Detroit’s public water system, a prized resource worth billions and sitting on the Great Lakes, is now the latest target for those who want to push the privitization of publicly-owned resources. The water shut-offs are a way to make the balance-sheet more attractive in the lead up to its privatization.
In Ann Arbor, McCormick told Council that “The city’s compost operations have struggled to bring in revenue, losing $683,000 last fiscal year (2009). The year before, the city saw a loss of $568,000 (2008).”

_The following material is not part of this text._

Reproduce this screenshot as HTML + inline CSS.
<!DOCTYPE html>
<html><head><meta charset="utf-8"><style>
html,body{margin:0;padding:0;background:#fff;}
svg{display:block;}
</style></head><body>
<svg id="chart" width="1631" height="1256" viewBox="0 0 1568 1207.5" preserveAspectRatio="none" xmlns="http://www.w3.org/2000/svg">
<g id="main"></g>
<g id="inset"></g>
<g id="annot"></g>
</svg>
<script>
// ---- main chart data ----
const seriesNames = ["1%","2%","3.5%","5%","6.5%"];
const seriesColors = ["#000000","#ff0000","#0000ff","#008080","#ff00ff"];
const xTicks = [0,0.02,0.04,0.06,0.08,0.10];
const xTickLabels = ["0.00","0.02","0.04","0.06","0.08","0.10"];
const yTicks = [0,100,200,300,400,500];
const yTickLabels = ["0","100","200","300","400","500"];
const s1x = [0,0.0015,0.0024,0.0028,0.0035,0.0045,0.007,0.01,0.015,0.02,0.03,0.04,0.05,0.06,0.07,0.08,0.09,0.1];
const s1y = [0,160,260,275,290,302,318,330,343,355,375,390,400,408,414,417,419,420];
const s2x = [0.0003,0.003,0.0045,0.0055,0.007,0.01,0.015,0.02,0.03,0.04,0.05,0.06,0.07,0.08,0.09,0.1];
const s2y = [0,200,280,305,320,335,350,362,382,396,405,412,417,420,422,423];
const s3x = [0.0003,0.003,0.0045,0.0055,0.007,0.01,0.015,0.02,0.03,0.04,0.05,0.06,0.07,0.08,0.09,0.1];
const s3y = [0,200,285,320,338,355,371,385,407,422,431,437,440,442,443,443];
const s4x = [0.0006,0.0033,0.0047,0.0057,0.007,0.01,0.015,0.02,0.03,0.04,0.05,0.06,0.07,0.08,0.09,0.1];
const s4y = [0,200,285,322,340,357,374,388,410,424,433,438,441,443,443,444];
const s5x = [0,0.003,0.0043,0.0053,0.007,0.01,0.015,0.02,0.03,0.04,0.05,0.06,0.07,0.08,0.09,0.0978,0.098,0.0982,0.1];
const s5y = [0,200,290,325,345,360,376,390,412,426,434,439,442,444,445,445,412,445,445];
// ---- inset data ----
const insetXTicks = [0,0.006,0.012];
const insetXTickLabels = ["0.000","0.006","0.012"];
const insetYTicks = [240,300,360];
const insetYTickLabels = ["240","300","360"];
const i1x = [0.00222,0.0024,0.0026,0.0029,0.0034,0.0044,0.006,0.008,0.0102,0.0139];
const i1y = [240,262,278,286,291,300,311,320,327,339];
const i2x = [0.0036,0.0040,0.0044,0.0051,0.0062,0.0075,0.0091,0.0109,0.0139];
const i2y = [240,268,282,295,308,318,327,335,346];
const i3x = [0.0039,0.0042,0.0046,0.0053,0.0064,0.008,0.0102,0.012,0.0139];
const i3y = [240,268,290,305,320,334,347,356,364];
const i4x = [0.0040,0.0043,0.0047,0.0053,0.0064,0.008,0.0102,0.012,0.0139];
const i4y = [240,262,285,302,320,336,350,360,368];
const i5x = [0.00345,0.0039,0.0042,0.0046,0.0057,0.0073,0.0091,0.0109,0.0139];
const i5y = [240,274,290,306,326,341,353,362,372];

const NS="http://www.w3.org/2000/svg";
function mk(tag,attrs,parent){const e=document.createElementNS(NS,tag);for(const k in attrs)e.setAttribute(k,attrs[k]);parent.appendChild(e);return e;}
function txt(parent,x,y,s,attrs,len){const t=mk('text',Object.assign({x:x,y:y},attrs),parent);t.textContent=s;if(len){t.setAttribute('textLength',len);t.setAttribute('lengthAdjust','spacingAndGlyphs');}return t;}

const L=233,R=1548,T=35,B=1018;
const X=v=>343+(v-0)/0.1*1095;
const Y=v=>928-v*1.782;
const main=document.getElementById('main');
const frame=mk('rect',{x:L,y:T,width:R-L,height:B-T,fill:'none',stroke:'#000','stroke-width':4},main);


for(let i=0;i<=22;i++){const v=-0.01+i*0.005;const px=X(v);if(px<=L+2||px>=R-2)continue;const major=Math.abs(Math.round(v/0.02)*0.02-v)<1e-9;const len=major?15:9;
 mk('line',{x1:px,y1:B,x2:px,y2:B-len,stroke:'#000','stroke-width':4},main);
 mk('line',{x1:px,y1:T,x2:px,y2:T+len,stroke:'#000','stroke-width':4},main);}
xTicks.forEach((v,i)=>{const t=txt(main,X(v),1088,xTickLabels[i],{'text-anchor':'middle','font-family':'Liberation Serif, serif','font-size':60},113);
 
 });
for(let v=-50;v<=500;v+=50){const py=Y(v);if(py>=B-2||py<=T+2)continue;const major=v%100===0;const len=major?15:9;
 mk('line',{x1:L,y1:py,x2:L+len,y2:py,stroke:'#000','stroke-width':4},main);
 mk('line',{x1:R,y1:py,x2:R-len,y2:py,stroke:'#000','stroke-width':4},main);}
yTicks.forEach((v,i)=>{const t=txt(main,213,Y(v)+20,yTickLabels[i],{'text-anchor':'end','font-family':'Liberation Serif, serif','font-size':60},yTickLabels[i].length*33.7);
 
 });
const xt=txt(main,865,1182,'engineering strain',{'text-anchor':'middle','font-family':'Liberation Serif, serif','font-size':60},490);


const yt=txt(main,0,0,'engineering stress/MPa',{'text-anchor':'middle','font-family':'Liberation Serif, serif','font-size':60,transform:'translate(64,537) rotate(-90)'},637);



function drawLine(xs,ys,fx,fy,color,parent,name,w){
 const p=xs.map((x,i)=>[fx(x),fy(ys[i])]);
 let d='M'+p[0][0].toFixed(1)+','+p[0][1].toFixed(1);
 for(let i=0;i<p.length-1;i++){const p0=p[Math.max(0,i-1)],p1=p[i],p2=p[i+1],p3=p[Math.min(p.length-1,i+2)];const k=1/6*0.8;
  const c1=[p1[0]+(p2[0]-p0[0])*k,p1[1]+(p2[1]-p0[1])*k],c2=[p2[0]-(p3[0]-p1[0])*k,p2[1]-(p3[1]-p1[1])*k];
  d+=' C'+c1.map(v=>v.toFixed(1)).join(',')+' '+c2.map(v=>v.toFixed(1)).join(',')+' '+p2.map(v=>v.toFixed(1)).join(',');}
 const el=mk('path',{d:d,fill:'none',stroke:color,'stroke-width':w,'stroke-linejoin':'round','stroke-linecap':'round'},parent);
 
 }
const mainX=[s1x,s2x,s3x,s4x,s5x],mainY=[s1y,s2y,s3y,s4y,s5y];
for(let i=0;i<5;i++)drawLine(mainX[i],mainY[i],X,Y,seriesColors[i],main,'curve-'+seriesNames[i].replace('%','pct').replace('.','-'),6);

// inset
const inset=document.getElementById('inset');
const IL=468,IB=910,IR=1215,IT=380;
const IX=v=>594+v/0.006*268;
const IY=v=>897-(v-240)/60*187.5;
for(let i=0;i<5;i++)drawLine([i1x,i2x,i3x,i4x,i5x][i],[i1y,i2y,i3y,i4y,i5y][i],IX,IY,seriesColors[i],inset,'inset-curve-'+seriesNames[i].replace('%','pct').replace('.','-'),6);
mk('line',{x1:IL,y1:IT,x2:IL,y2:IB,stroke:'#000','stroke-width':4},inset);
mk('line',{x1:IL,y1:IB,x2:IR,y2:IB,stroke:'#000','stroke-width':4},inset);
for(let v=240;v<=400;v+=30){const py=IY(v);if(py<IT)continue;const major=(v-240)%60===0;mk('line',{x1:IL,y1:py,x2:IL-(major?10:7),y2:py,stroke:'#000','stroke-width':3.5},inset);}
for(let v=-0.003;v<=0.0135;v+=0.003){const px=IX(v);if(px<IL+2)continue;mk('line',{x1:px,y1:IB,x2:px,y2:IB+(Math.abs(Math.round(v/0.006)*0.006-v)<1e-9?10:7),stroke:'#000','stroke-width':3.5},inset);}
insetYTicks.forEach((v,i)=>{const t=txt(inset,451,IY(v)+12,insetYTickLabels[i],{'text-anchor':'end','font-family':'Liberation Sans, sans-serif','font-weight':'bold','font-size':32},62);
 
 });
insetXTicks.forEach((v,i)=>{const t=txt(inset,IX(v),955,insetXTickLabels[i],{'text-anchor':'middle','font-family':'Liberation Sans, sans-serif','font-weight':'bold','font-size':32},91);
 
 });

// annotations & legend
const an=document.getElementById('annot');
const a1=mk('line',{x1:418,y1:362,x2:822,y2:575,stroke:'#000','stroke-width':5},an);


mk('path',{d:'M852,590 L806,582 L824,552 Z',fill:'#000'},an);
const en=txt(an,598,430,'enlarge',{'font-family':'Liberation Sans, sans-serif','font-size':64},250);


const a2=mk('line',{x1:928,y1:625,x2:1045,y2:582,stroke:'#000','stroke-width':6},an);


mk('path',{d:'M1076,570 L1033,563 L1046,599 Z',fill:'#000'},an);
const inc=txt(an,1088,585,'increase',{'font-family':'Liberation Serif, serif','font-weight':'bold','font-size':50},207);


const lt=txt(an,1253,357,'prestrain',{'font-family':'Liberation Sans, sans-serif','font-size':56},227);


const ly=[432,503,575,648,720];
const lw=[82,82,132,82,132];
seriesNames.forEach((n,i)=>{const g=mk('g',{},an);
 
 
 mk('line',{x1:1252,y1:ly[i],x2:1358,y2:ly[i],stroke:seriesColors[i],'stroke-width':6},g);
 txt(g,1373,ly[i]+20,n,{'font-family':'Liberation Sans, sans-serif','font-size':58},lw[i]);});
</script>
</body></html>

What she didn’t say was that she left the compost program to sink without a project manager for past several years. The total number of tons collected increased from 11,255 in 2003 to 20,270 in 2009. Likewise, the amount requested by Sue McCormick to run the Ann Arbor compost program rose significantly, even while “profits” plummeted.
As Detroit activists and human rights groups continue to protest against widespread water shutoffs in Detroit, the Council of Canadians mobilized on last week to deliver a convoy of water in a show of international support to beleaguered city residents.
The Windsor chapter of the council brought 750 gallons of water into Detroit to help those faced with long-term service shutoffs.
“In a region that holds 20% of the world’s freshwater, the water cut-offs are a source of growing international outrage,” said Maude Barlow, national chairperson for the Council of Canadians. “Water is a human right, and it is unacceptable in a country of plenty, surrounded by the Great Lakes, the largest source of fresh water in the world, that people should go without.”